Reproduce exactly only the lines from the line that holds "Reproduce this chart with D3.js." to the line that holds "midZ], [rightX, rightZ]];", inclusive, in the listing below, and please leave out every picture.

#####

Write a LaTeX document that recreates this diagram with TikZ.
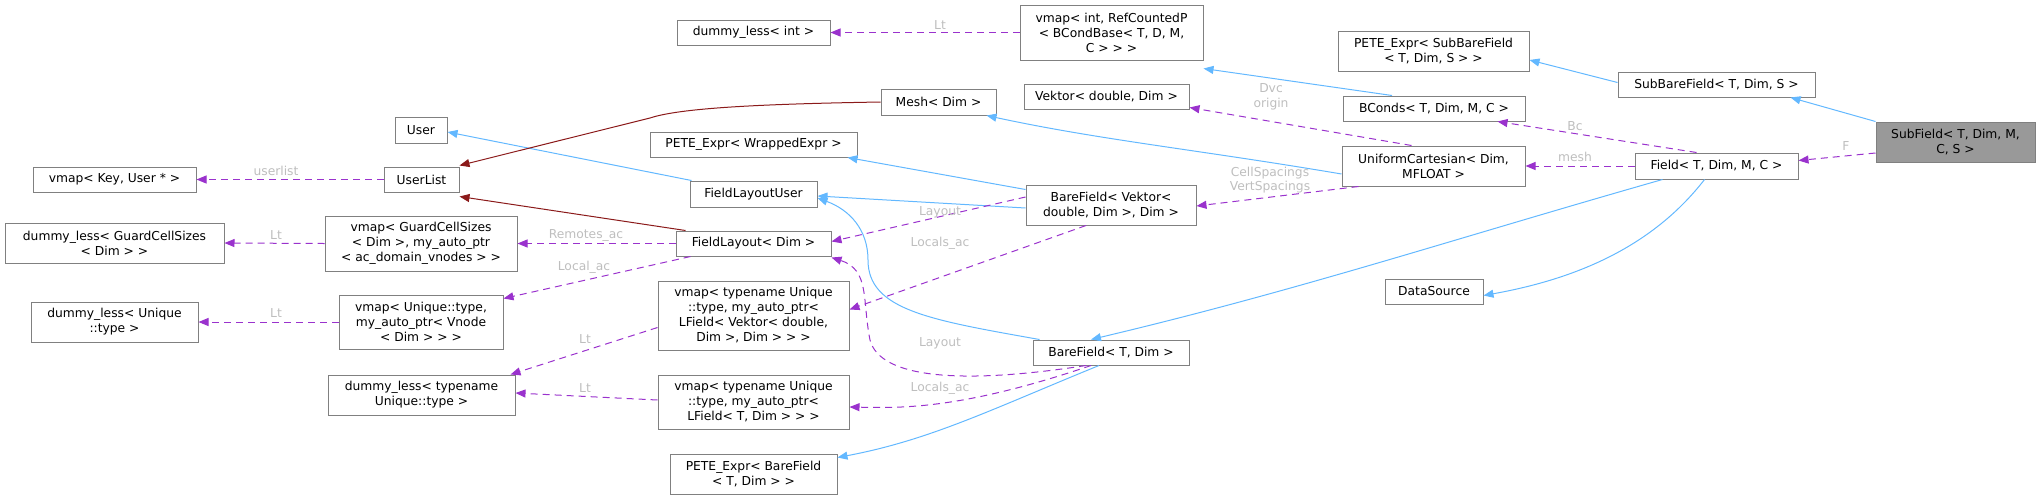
\documentclass[tikz,border=0pt]{standalone}
\usepackage{fontspec}
\setmainfont{DejaVu Sans}
\usetikzlibrary{arrows.meta}
\definecolor{inh}{HTML}{63B8FF}
\definecolor{use}{HTML}{9A32CD}
\definecolor{own}{HTML}{8B1A1A}
\definecolor{bord}{HTML}{808080}
\definecolor{lblc}{HTML}{BEBEBE}
\begin{document}
\begin{tikzpicture}[x=1pt,y=-1pt,
  box/.style={draw=bord,line width=1pt,fill=white,align=center,inner sep=1pt,font=\fontsize{12.3}{15}\selectfont,text=black},
  lbl/.style={text=lblc,align=center,inner sep=0pt,font=\fontsize{12.3}{14.5}\selectfont},
  tipA/.style={-{Triangle[length=10pt,width=8pt]}},
  inhE/.style={tipA,draw=inh,line width=1pt},
  useE/.style={tipA,draw=use,line width=1pt,dash pattern=on 7pt off 5pt},
  ownE/.style={tipA,draw=own,line width=1pt}]
\useasboundingbox (0,0) rectangle (2040,499);
% nodes
\node[box,minimum width=163,minimum height=25] (vmapKey) at (114.5,179.5) {vmap< Key, User * >};
\node[box,minimum width=52,minimum height=26] (User) at (421,130) {User};
\node[box,minimum width=75,minimum height=25] (UserList) at (421.5,179.5) {UserList};
\node[box,minimum width=219,minimum height=40] (dlGCS) at (114.5,243) {dummy\_less< GuardCellSizes\\< Dim > >};
\node[box,minimum width=192,minimum height=55] (vmapGCS) at (421,243.5) {vmap< GuardCellSizes\\< Dim >, my\_auto\_ptr\\< ac\_domain\_vnodes > >};
\node[box,minimum width=167,minimum height=40] (dlU) at (114.5,322) {dummy\_less< Unique\\::type >};
\node[box,minimum width=164,minimum height=54] (vmapU) at (421,322) {vmap< Unique::type,\\my\_auto\_ptr< Vnode\\< Dim > > >};
\node[box,minimum width=187,minimum height=40] (dlTU) at (421.5,395) {dummy\_less< typename\\Unique::type >};
\node[box,minimum width=153,minimum height=25] (dlInt) at (753.5,32.5) {dummy\_less< int >};
\node[box,minimum width=115,minimum height=26] (Mesh) at (938.5,102) {Mesh< Dim >};
\node[box,minimum width=207,minimum height=25] (PETEW) at (753.5,144.5) {PETE\_Expr< WrappedExpr >};
\node[box,minimum width=127,minimum height=26] (FLU) at (753.5,194) {FieldLayoutUser};
\node[box,minimum width=155,minimum height=25] (FL) at (753.5,243.5) {FieldLayout< Dim >};
\node[box,minimum width=191,minimum height=69] (vmapLV) at (753.5,315.5) {vmap< typename Unique\\::type, my\_auto\_ptr<\\LField< Vektor< double,\\Dim >, Dim > > >};
\node[box,minimum width=191,minimum height=54] (vmapLT) at (753.5,402) {vmap< typename Unique\\::type, my\_auto\_ptr<\\LField< T, Dim > > >};
\node[box,minimum width=167,minimum height=40] (PETEB) at (753.5,474) {PETE\_Expr< BareField\\< T, Dim > >};
\node[box,minimum width=183,minimum height=55] (vmapInt) at (1111.5,32.5) {vmap< int, RefCountedP\\< BCondBase< T, D, M,\\C > > >};
\node[box,minimum width=165,minimum height=25] (Vektor) at (1106.5,96.5) {Vektor< double, Dim >};
\node[box,minimum width=170,minimum height=40] (BFV) at (1111,205) {BareField< Vektor<\\double, Dim >, Dim >};
\node[box,minimum width=156,minimum height=25] (BFT) at (1111,352.5) {BareField< T, Dim >};
\node[box,minimum width=191,minimum height=40] (PETES) at (1433.5,51) {PETE\_Expr< SubBareField\\< T, Dim, S > >};
\node[box,minimum width=182,minimum height=25] (BConds) at (1434,108.5) {BConds< T, Dim, M, C >};
\node[box,minimum width=183,minimum height=40] (UC) at (1433.5,166) {UniformCartesian< Dim,\\MFLOAT >};
\node[box,minimum width=98,minimum height=25] (DS) at (1434,291.5) {DataSource};
\node[box,minimum width=197,minimum height=25] (SBF) at (1716.5,84.5) {SubBareField< T, Dim, S >};
\node[box,minimum width=163,minimum height=26] (Field) at (1716.5,166) {Field< T, Dim, M, C >};
\node[box,minimum width=159,minimum height=40,fill={rgb,255:red,153;green,153;blue,153}] (SubField) at (1955.5,142) {SubField< T, Dim, M,\\C, S >};
% edges
\draw[useE] (UserList.west) -- (vmapKey.east);
\draw[inhE] ([xshift=2pt]FLU.north west) -- ([yshift=-2pt]User.east);
\draw[ownE] (Mesh.west) .. controls (760,104) and (680,108) .. (650,118) -- ([yshift=1pt]UserList.north east);
\draw[ownE] ([xshift=10pt]FL.north west) -- ([yshift=-4pt]UserList.south east);
\draw[useE] (vmapGCS.west) -- (dlGCS.east);
\draw[useE] (FL.west) -- (vmapGCS.east);
\draw[useE] ([xshift=15pt]FL.south west) -- ([yshift=-4pt]vmapU.north east);
\draw[useE] (vmapU.west) -- (dlU.east);
\draw[useE] ([yshift=-12pt]vmapLV.west) -- ([xshift=-5pt]dlTU.north east);
\draw[useE] ([yshift=2pt]vmapLT.west) -- ([yshift=2pt]dlTU.east);
\draw[inhE] ([yshift=-5pt]BFV.north west) -- ([xshift=-10pt]PETEW.south east);
\draw[inhE] ([yshift=-3pt]BFV.west) -- ([yshift=-2pt]FLU.east);
\draw[inhE] ([xshift=7pt]BFT.north west) .. controls (930,320) and (868,310) .. (868,260) .. controls (868,230) and (850,210) .. ([yshift=-4pt]FLU.east);
\draw[useE] ([yshift=8pt]BFV.west) -- ([yshift=2pt]FL.east);
\draw[useE] ([xshift=-25pt]BFV.south) -- ([yshift=6pt]vmapLV.east);
\draw[useE] ([xshift=-25pt]BFT.south) .. controls (960,385) and (880,378) .. (870,340) .. controls (862,300) and (870,270) .. ([yshift=-1pt]FL.south east);
\draw[useE] ([xshift=-20pt]BFT.south) .. controls (960,410) and (900,408) .. ([yshift=-5pt]vmapLT.east);
\draw[inhE] ([xshift=-12pt]BFT.south) .. controls (990,410) and (930,440) .. ([yshift=-4pt]PETEB.north east);
\draw[useE] (vmapInt.west) -- (dlInt.east);
\draw[inhE] ([yshift=-8pt]UC.west) .. controls (1200,150) and (1100,140) .. ([xshift=-10pt]Mesh.south east);
\draw[useE] ([xshift=-22pt]UC.north) -- ([yshift=2pt]Vektor.south east);
\draw[useE] ([xshift=-75pt]UC.south) -- ([yshift=-1pt]BFV.east);
\draw[inhE] ([xshift=-42pt]BConds.north) -- ([yshift=-8pt]vmapInt.south east);
\draw[useE] ([xshift=-20pt]Field.north) -- ([xshift=-28pt]BConds.south east);
\draw[useE] (Field.west) -- (UC.east);
\draw[inhE] ([xshift=-54pt]Field.south) .. controls (1450,240) and (1300,290) .. ([xshift=-20pt]BFT.north);
\draw[inhE] ([xshift=-12pt]Field.south) .. controls (1650,250) and (1570,280) .. ([yshift=-4pt]DS.east);
\draw[inhE] ([yshift=-11pt]SBF.north west) -- ([yshift=-9pt]PETES.east);
\draw[inhE] (SubField.north west) -- ([xshift=-25pt]SBF.south east);
\draw[useE] ([yshift=-11pt]SubField.west) -- ([yshift=-8pt]Field.north east);
% labels
\node[lbl] (l1) at (276,171) {userlist};
\node[lbl] (l2) at (276,235) {Lt};
\node[lbl] (l3) at (586,235) {Remotes\_ac};
\node[lbl] (l4) at (584,267) {Local\_ac};
\node[lbl] (l5) at (276,313) {Lt};
\node[lbl] (l6) at (585,339) {Lt};
\node[lbl] (l7) at (585,388) {Lt};
\node[lbl] (l8) at (940,212) {Layout};
\node[lbl] (l9) at (940,243) {Locals\_ac};
\node[lbl] (l10) at (940,343) {Layout};
\node[lbl] (l11) at (940,388) {Locals\_ac};
\node[lbl] (l12) at (940,25) {Lt};
\node[lbl] (l13) at (1271,97) {Dvc\\origin};
\node[lbl] (l14) at (1270,180) {CellSpacings\\VertSpacings};
\node[lbl] (l15) at (1575,126) {Bc};
\node[lbl] (l16) at (1575,157) {mesh};
\node[lbl] (l17) at (1846,146) {F};
\end{tikzpicture}
\end{document}
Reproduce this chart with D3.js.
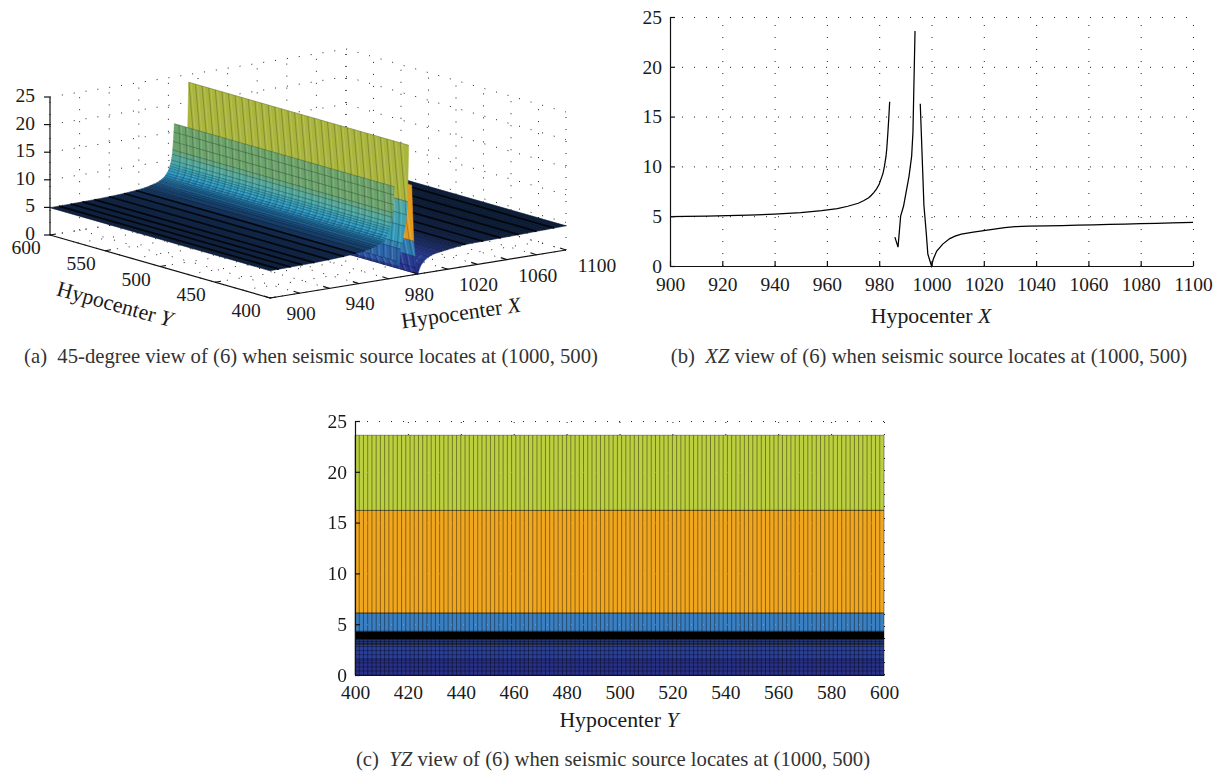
<!DOCTYPE html>
<html>
<head>
<meta charset="utf-8">
<script src="https://cdn.jsdelivr.net/npm/d3@7"></script>
<style>
  body { margin: 0; background: #fff; }
  text { font-family: "Liberation Serif", serif; fill: #1a1a1a; white-space: pre; }
  .axis text { font-size: 19.5px; }
  .axis path, .axis line { stroke: #111; stroke-width: 1.2; }
  .grid line { stroke: #222; stroke-width: 1; stroke-dasharray: 1 11; }
  .grid path { display: none; }
  .tick3d { font-size: 19.5px; }
  .title { font-size: 21.8px; }
  .caption { font-size: 20.7px; fill: #333; }
</style>
</head>
<body>
<script>
// z along hypocenter X at Y = 500; three separate branches
const leftX = [900, 906, 914, 922, 930, 940, 950, 958, 964, 968, 970, 972, 974, 975, 976, 977, 978, 979, 980, 980.5, 981, 981.5, 982, 982.6, 982.9, 983.3, 983.7, 984];
const leftZ = [4.95, 4.97, 5.0, 5.05, 5.1, 5.2, 5.35, 5.55, 5.75, 6.0, 6.15, 6.3, 6.55, 6.7, 6.85, 7.1, 7.4, 7.75, 8.2, 8.6, 8.95, 9.35, 10, 11, 11.8, 13.3, 15, 16.5];
const midX = [986, 987.2, 988.2, 989.3, 991.4, 992.4, 992.9, 993.7];
const midZ = [2.9, 1.9, 5.0, 6.0, 9.0, 11.0, 13.4, 23.6];
const rightX = [995.7, 997.1, 998, 998.6, 1000, 1000.7, 1002, 1004.3, 1007, 1009, 1011.4, 1016, 1020, 1024, 1028, 1032, 1037, 1044, 1050, 1056, 1062, 1068, 1074, 1080, 1086, 1092, 1100];
const rightZ = [16.3, 6.1, 3.3, 1.2, 0, 0.7, 1.5, 2.2, 2.75, 3.0, 3.2, 3.4, 3.55, 3.7, 3.85, 3.95, 4.0, 4.03, 4.06, 4.1, 4.13, 4.17, 4.2, 4.25, 4.29, 4.33, 4.38];
const branches = [[leftX, leftZ], [midX, midZ], [rightX, rightZ]];

// x positions where the 3D mesh reads as dark stripes
const stripeX = [906, 914, 922, 930, 940, 950, 958, 1032, 1044, 1056, 1068, 1080, 1092];

const xTicks = [900, 920, 940, 960, 980, 1000, 1020, 1040, 1060, 1080, 1100];
const yTicks = [400, 420, 440, 460, 480, 500, 520, 540, 560, 580, 600];
const zTicks = [0, 5, 10, 15, 20, 25];
const xTicks3d = [900, 940, 980, 1020, 1060, 1100];
const yTicks3d = [400, 450, 500, 550, 600];

// YZ view bands, lower and upper z
const bandLow = [0, 1.5, 3.0, 3.5, 4.3, 6.1, 16.2];
const bandHigh = [1.5, 3.0, 3.5, 4.3, 6.1, 16.2, 23.6];
const bandColors = ["#28308a", "#2a3f9c", "#253772", "#000000", "#3a7fc1", "#f0a61e", "#bcd03f"];
const bandLinesZ = [0.4, 0.8, 1.2, 1.6, 2.0, 2.4, 2.8, 3.1, 3.3];

const svg = d3.select("body").append("svg").attr("width", 1225).attr("height", 774);

function addText(parent, x, y, parts, cls, anchor, rotate) {
  const t = parent.append("text").attr("class", cls)
    .attr("x", x).attr("y", y).attr("text-anchor", anchor || "middle");
  if (rotate) t.attr("transform", `rotate(${rotate},${x},${y})`);
  parts.forEach(p => {
    t.append("tspan").style("font-style", p[1] ? "italic" : "normal").text(p[0]);
  });
  return t;
}

// ---------- panel (a), 45 degree view ----------
const sx = d3.scaleLinear().domain([900, 1100]).range([0, 1]);
const sy = d3.scaleLinear().domain([400, 600]).range([0, 1]);
const sz = d3.scaleLinear().domain([0, 25]).range([0, 138]);

function project(x, y, z) {
  return [
    270 + 296 * sx(x) - 220 * sy(y),
    298 - 48 * sx(x) - 63 * sy(y) - sz(z)
  ];
}

const surfaceColor = d3.scaleLinear()
  .domain([0, 3, 3.7, 4.2, 4.8, 5.4, 6, 6.7, 8, 9.5, 11, 12, 16, 17, 24])
  .range(["#27318c", "#2a3f98", "#1b2d60", "#10223f", "#112545", "#142c52", "#1c4a7a", "#2475a8", "#2e9cc4", "#47a7ab", "#5aa58e", "#6ca36b", "#6ca36b", "#a9b53c", "#a9b53c"]);
const wallColor = d3.scaleThreshold().domain([8]).range(["#2f7ab0", "#e39a1c"]);
const midColor = d3.scaleLinear().domain([2, 5, 8, 12, 17]).range(["#2a4fa0", "#2f7ab0", "#35a0b8", "#4aa6a8", "#a9b53c"]).clamp(true);

const a = svg.append("g");

function gridLine3d(p0, p1) {
  a.append("line").attr("x1", p0[0]).attr("y1", p0[1]).attr("x2", p1[0]).attr("y2", p1[1])
    .attr("stroke", "#222").attr("stroke-dasharray", "1 11");
}
xTicks.forEach(x => {
  gridLine3d(project(x, 400, 0), project(x, 600, 0));
  gridLine3d(project(x, 600, 0), project(x, 600, 25));
});
yTicks3d.concat([425, 475, 525, 575]).forEach(y => {
  gridLine3d(project(900, y, 0), project(1100, y, 0));
  gridLine3d(project(1100, y, 0), project(1100, y, 25));
});
zTicks.forEach(z => {
  gridLine3d(project(900, 600, z), project(1100, 600, z));
  gridLine3d(project(1100, 600, z), project(1100, 400, z));
});

// strips far to near so nearer walls cover the ones behind them
const meshY = d3.range(400, 600.01, 2);
const strips = [];
branches.forEach(([bx, bz]) => {
  d3.pairs(d3.range(bx.length)).forEach(([i, j]) => {
    strips.push({ x0: bx[i], z0: bz[i], x1: bx[j], z1: bz[j] });
  });
});
strips.sort((p, q) => d3.descending(p.x0, q.x0));

// mesh lines lean with height on the walls, like the moire in the picture
const leanAt = z => 0.55 * (24 - z);

strips.forEach(s => {
  const m = (s.z0 + s.z1) / 2;
  const isWall = s.x0 >= 995 && s.x1 <= 998.1;
  const isMid = s.x0 >= 986 && s.x1 <= 993.7;
  const col = isWall ? wallColor(m) : isMid ? midColor(m) : surfaceColor(m);
  const poly = [project(s.x0, 400, s.z0), project(s.x1, 400, s.z1), project(s.x1, 600, s.z1), project(s.x0, 600, s.z0)];
  a.append("path").attr("d", "M" + poly.join("L") + "Z")
    .attr("fill", col).attr("stroke", col).attr("stroke-width", 0.5);

  const tall = Math.abs(s.z1 - s.z0) > 0.3;
  let dark = "", light = "";
  meshY.forEach((y, i) => {
    const y0 = tall ? y - leanAt(s.z0) : y, y1 = tall ? y - leanAt(s.z1) : y;
    if (Math.min(y0, y1) < 400) return;
    const seg = "M" + project(s.x0, y0, s.z0) + "L" + project(s.x1, y1, s.z1);
    if (tall) {
      if (i % 3 === 0) light += seg;
      if (i % 3 === 1) dark += seg;
    } else {
      if (i % 2) dark += seg; else light += seg;
    }
  });
  a.append("path").attr("d", dark).attr("fill", "none")
    .attr("stroke", "#000").attr("stroke-opacity", tall ? 0.3 : 0.32).attr("stroke-width", tall ? 0.7 : 0.5);
  a.append("path").attr("d", light).attr("fill", "none")
    .attr("stroke", tall ? "#fff" : "#000").attr("stroke-opacity", tall ? 0.2 : 0.18).attr("stroke-width", tall ? 0.8 : 0.6);

  // long edges of the strip
  const e0 = project(s.x0, 400, s.z0), e1 = project(s.x0, 600, s.z0);
  a.append("line").attr("x1", e0[0]).attr("y1", e0[1]).attr("x2", e1[0]).attr("y2", e1[1])
    .attr("stroke", "#000").attr("stroke-opacity", 0.4).attr("stroke-width", 0.5);
  const e2 = project(s.x1, 400, s.z1), e3 = project(s.x1, 600, s.z1);
  const striped = stripeX.includes(s.x1);
  a.append("line").attr("x1", e2[0]).attr("y1", e2[1]).attr("x2", e3[0]).attr("y2", e3[1])
    .attr("stroke", "#000").attr("stroke-opacity", striped ? 0.85 : 0.4).attr("stroke-width", striped ? 1.7 : 0.5);
});

// 3D axes
const corner = project(900, 400, 0), leftCorner = project(900, 600, 0), rightCorner = project(1100, 400, 0), zTop = project(900, 600, 25);
[[leftCorner, corner], [corner, rightCorner], [leftCorner, zTop]].forEach(([p, q]) => {
  a.append("line").attr("x1", p[0]).attr("y1", p[1]).attr("x2", q[0]).attr("y2", q[1])
    .attr("stroke", "#111").attr("stroke-width", 1.2);
});
function tick3d(p, dx, dy) {
  a.append("line").attr("x1", p[0]).attr("y1", p[1]).attr("x2", p[0] + dx).attr("y2", p[1] + dy)
    .attr("stroke", "#111").attr("stroke-width", 1.2);
}
xTicks.forEach(x => tick3d(project(x, 400, 0), -6, -2));
yTicks3d.forEach(y => tick3d(project(900, y, 0), 6, -1));
zTicks.forEach(z => tick3d(project(900, 600, z), -6, 0));

xTicks3d.forEach(x => {
  const p = project(x, 400, 0);
  addText(a, p[0] + 31, p[1] + 22, [[String(x)]], "tick3d");
});
yTicks3d.forEach(y => {
  const p = project(900, y, 0);
  addText(a, p[0] - 24, p[1] + 19, [[String(y)]], "tick3d");
});
zTicks.forEach(z => {
  const p = project(900, 600, z);
  addText(a, p[0] - 15, p[1] + 5, [[String(z)]], "tick3d", "end");
});
addText(a, 113, 311, [["Hypocenter "], ["Y", true]], "title", "middle", 15.5);
addText(a, 462, 320, [["Hypocenter "], ["X", true]], "title", "middle", -8);
addText(a, 311, 363, [["(a)  45-degree view of (6) when seismic source locates at (1000, 500)"]], "caption");

// ---------- panel (b), XZ view ----------
const b = svg.append("g");
const bx = d3.scaleLinear().domain([900, 1100]).range([670, 1193]);
const bz = d3.scaleLinear().domain([0, 25]).range([266, 17]);

b.append("g").attr("class", "grid").attr("transform", "translate(0,266)")
  .call(d3.axisBottom(bx).tickValues(xTicks).tickSize(-249).tickFormat(""));
b.append("g").attr("class", "grid").attr("transform", "translate(670,0)")
  .call(d3.axisLeft(bz).tickValues(zTicks).tickSize(-523).tickFormat(""));

const bLine = d3.line().x(d => bx(d[0])).y(d => bz(d[1]));
branches.forEach(([xs, zs]) => {
  b.append("path").attr("d", bLine(d3.zip(xs, zs)))
    .attr("fill", "none").attr("stroke", "#000").attr("stroke-width", 1.25);
});

b.append("g").attr("class", "axis").attr("transform", "translate(0,266)")
  .call(d3.axisBottom(bx).tickValues(xTicks).tickSize(-5).tickPadding(11).tickSizeOuter(0).tickFormat(d3.format("d")));
b.append("g").attr("class", "axis").attr("transform", "translate(670,0)")
  .call(d3.axisLeft(bz).tickValues(zTicks).tickSize(-5).tickPadding(8).tickSizeOuter(0));
addText(b, 931, 323, [["Hypocenter "], ["X", true]], "title");
addText(b, 929, 363, [["(b)  "], ["XZ", true], [" view of (6) when seismic source locates at (1000, 500)"]], "caption");

// ---------- panel (c), YZ view ----------
const c = svg.append("g");
const cy = d3.scaleLinear().domain([400, 600]).range([355, 884]);
const cz = d3.scaleLinear().domain([0, 25]).range([675, 421]);

c.append("g").attr("class", "grid").attr("transform", "translate(0,675)")
  .call(d3.axisBottom(cy).tickValues(yTicks).tickSize(-254).tickFormat(""));
c.append("g").attr("class", "grid").attr("transform", "translate(355,0)")
  .call(d3.axisLeft(cz).tickValues(zTicks).tickSize(-529).tickFormat(""));

c.selectAll("rect.band").data(d3.range(bandLow.length)).join("rect").attr("class", "band")
  .attr("x", cy(400)).attr("width", cy(600) - cy(400))
  .attr("y", i => cz(bandHigh[i])).attr("height", i => cz(bandLow[i]) - cz(bandHigh[i]))
  .attr("fill", i => bandColors[i]);

// orange top edge steps up slightly past Y = 477
c.append("rect").attr("x", cy(477)).attr("width", cy(600) - cy(477))
  .attr("y", cz(16.32)).attr("height", cz(16.2) - cz(16.32)).attr("fill", "#f0a61e");

c.selectAll("line.h").data(bandLow.concat(bandHigh).concat(bandLinesZ)).join("line").attr("class", "h")
  .attr("x1", cy(400)).attr("x2", cy(600)).attr("y1", d => cz(d)).attr("y2", d => cz(d))
  .attr("stroke", "#000").attr("stroke-opacity", 0.45).attr("stroke-width", 0.8);

c.selectAll("line.v").data(d3.range(400, 600.01, 1.6)).join("line").attr("class", "v")
  .attr("x1", d => cy(d)).attr("x2", d => cy(d)).attr("y1", cz(0)).attr("y2", cz(23.6))
  .attr("stroke", "#000").attr("stroke-opacity", 0.45).attr("stroke-width", 0.9);

// faint grid showing through the surface
c.append("g").attr("class", "grid").attr("opacity", 0.35).attr("transform", "translate(355,0)")
  .call(d3.axisLeft(cz).tickValues([5, 10, 15, 20]).tickSize(-529).tickFormat(""))
  .selectAll("line").style("stroke", "#ddd");

c.append("g").attr("class", "axis").attr("transform", "translate(0,675)")
  .call(d3.axisBottom(cy).tickValues(yTicks).tickSize(0).tickPadding(10).tickSizeOuter(0).tickFormat(d3.format("d")));
c.append("g").attr("class", "axis").attr("transform", "translate(355,0)")
  .call(d3.axisLeft(cz).tickValues(zTicks).tickSize(-5).tickPadding(8).tickSizeOuter(0));
addText(c, 619, 727, [["Hypocenter "], ["Y", true]], "title");
addText(c, 613, 766, [["(c)  "], ["YZ", true], [" view of (6) when seismic source locates at (1000, 500)"]], "caption");
</script>
</body>
</html>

#####

### Written solution
Reproduce this chart with D3.js.
<!DOCTYPE html>
<html>
<head>
<meta charset="utf-8">
<script src="https://cdn.jsdelivr.net/npm/d3@7"></script>
<style>
  body { margin: 0; background: #fff; }
  text { font-family: "Liberation Serif", serif; fill: #1a1a1a; white-space: pre; }
  .axis text { font-size: 19.5px; }
  .axis path, .axis line { stroke: #111; stroke-width: 1.2; }
  .grid line { stroke: #222; stroke-width: 1; stroke-dasharray: 1 11; }
  .grid path { display: none; }
  .tick3d { font-size: 19.5px; }
  .title { font-size: 21.8px; }
  .caption { font-size: 20.7px; fill: #333; }
</style>
</head>
<body>
<script>
// z along hypocenter X at Y = 500; three separate branches
const leftX = [900, 906, 914, 922, 930, 940, 950, 958, 964, 968, 970, 972, 974, 975, 976, 977, 978, 979, 980, 980.5, 981, 981.5, 982, 982.6, 982.9, 983.3, 983.7, 984];
const leftZ = [4.95, 4.97, 5.0, 5.05, 5.1, 5.2, 5.35, 5.55, 5.75, 6.0, 6.15, 6.3, 6.55, 6.7, 6.85, 7.1, 7.4, 7.75, 8.2, 8.6, 8.95, 9.35, 10, 11, 11.8, 13.3, 15, 16.5];
const midX = [986, 987.2, 988.2, 989.3, 991.4, 992.4, 992.9, 993.7];
const midZ = [2.9, 1.9, 5.0, 6.0, 9.0, 11.0, 13.4, 23.6];
const rightX = [995.7, 997.1, 998, 998.6, 1000, 1000.7, 1002, 1004.3, 1007, 1009, 1011.4, 1016, 1020, 1024, 1028, 1032, 1037, 1044, 1050, 1056, 1062, 1068, 1074, 1080, 1086, 1092, 1100];
const rightZ = [16.3, 6.1, 3.3, 1.2, 0, 0.7, 1.5, 2.2, 2.75, 3.0, 3.2, 3.4, 3.55, 3.7, 3.85, 3.95, 4.0, 4.03, 4.06, 4.1, 4.13, 4.17, 4.2, 4.25, 4.29, 4.33, 4.38];
const branches = [[leftX, leftZ], [midX, midZ], [rightX, rightZ]];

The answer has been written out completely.